According to Stephen Vladeck, an expert on national security law at the University of Texas, prosecution of terrorist cases in those courts has resulted in more than 600 convictions since 2001 with almost no reversals upon appeal. The Southern District of New York, which presumably would be the venue for a trial of Saipov, has an especially long and impressive record of handling even the most sensitive and difficult terrorism cases.
The Bumbling Gitmo Trials
In contrast, the military tribunal system at Guantanamo is still having trouble getting its act together after years of fits and starts. This past week, a trial there of accused perpetrators of the bombing of the USS Cole in 2000 was thrown into disarray amid a dispute over legal representation of the defendants.
Sayfullo Saipov, alleged terrorist in the Oct. 31, 2017 truck attack on a Manhattan bike path
This spectacle featured an Air Force colonel (the trial judge) sentencing a Marine Corps brigadier general (the head of legal defense at Guantanamo) to 21 days confinement and a $1,000 fine for refusing to obey an order of the judge regarding configuration of the defense team. The brigadier general — John Baker, the second-highest ranking lawyer in the Marine Corps — has been unsparing in his own criticism of the tribunal process at Guantanamo.
Last year he said, “Put simply, the military commissions in their current state are a farce. Instead of being a beacon for the rule of law, the Guantanamo Bay military commissions have been characterized by delay, government misconduct and incompetence, and even more delay.”
As is true of so many other rhetorical excesses of Donald Trump, the rhetoric plays to misconceptions and prejudices that had already gained wider currency — which is why, of course, Trump uses such rhetoric and why it was effective enough to win him the presidency. (Trump was not the only political figure who spoke favorably about sending Saipov to Guantanamo; so did Sen. Lindsey Graham, R-South Carolina.) The principal misconceptions and prejudices involving terrorism to which Trump’s rhetoric about the New York attack appeals include the following.

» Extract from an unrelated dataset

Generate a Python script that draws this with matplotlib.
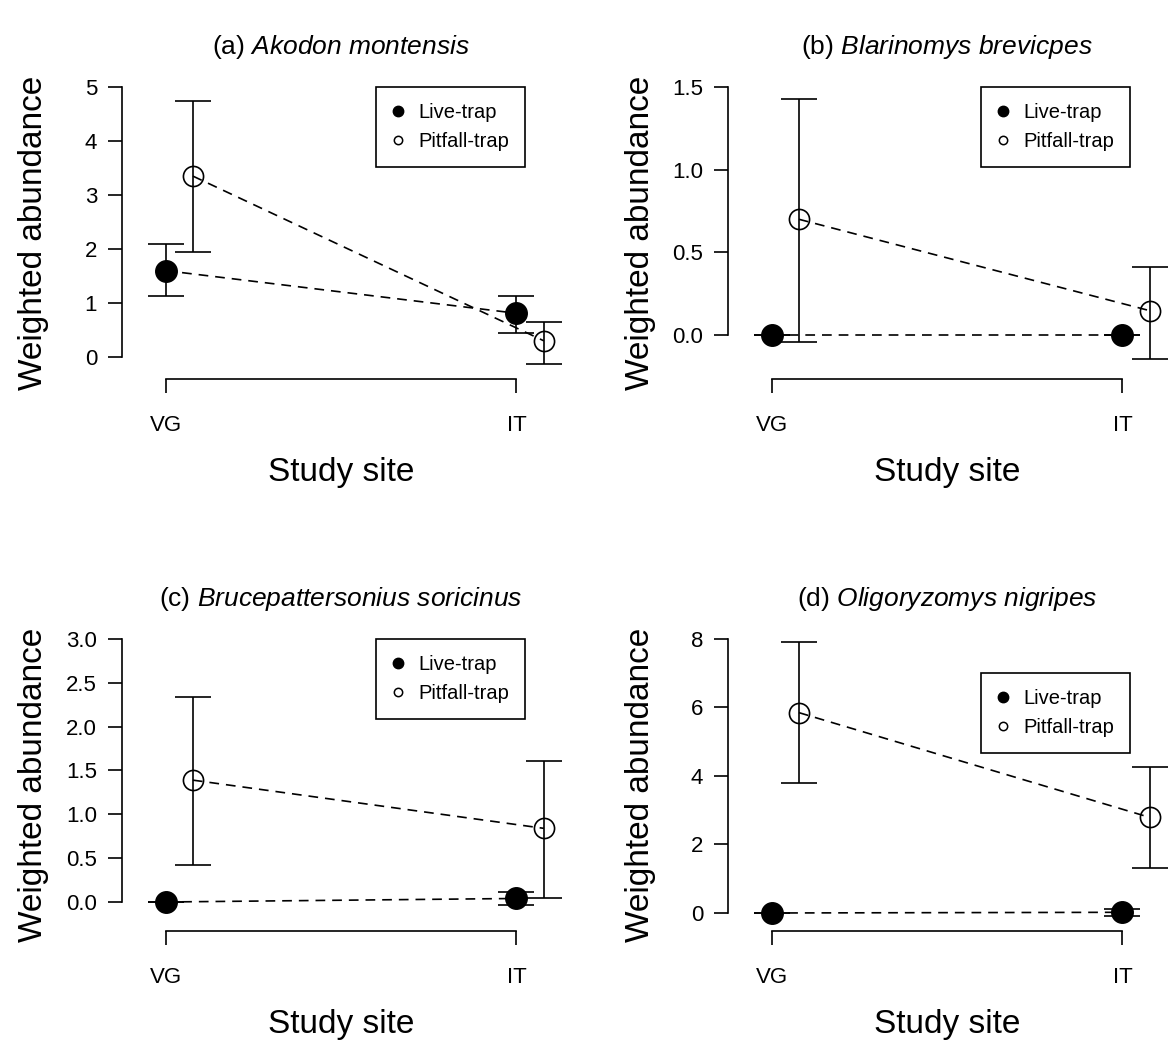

One is the notion that terrorist violence against Americans is overwhelmingly a problem with foreigners and not with other Americans. This has led to conflation of immigration issues with counterterrorism issues, added respectability to a preoccupation with building walls, and diverted attention and resources from security measures that are not border security measures.
A related notion is that terrorism is overwhelmingly a problem with certain foreigners, and especially Muslim ones. This does not square with the pattern of violence, and of political violence, in the United States since 9/11.
A further notion is that terrorism is a problem with a fixed set of bad guys, the elimination or exclusion of whom would solve the problem. This ignores how once-peaceful people like Saipov can come to adopt extreme tactics such as political violence. It also ignores the issues and grievances that may lead people to make that transition.
A broad, underlying misconception inheres in the “war on terror” label, with everything that implies regarding the militarization of counterterrorism. This not only leads to anomalies, such as colonels trying to order generals what to do, in attempting to put justice into a military framework when it does not fit. It also has led to military expeditions overseas that have stoked anti-U.S. terrorism more than they have diminished it, through the knock-on effects of collateral damage and perceived affronts to someone else’s homeland.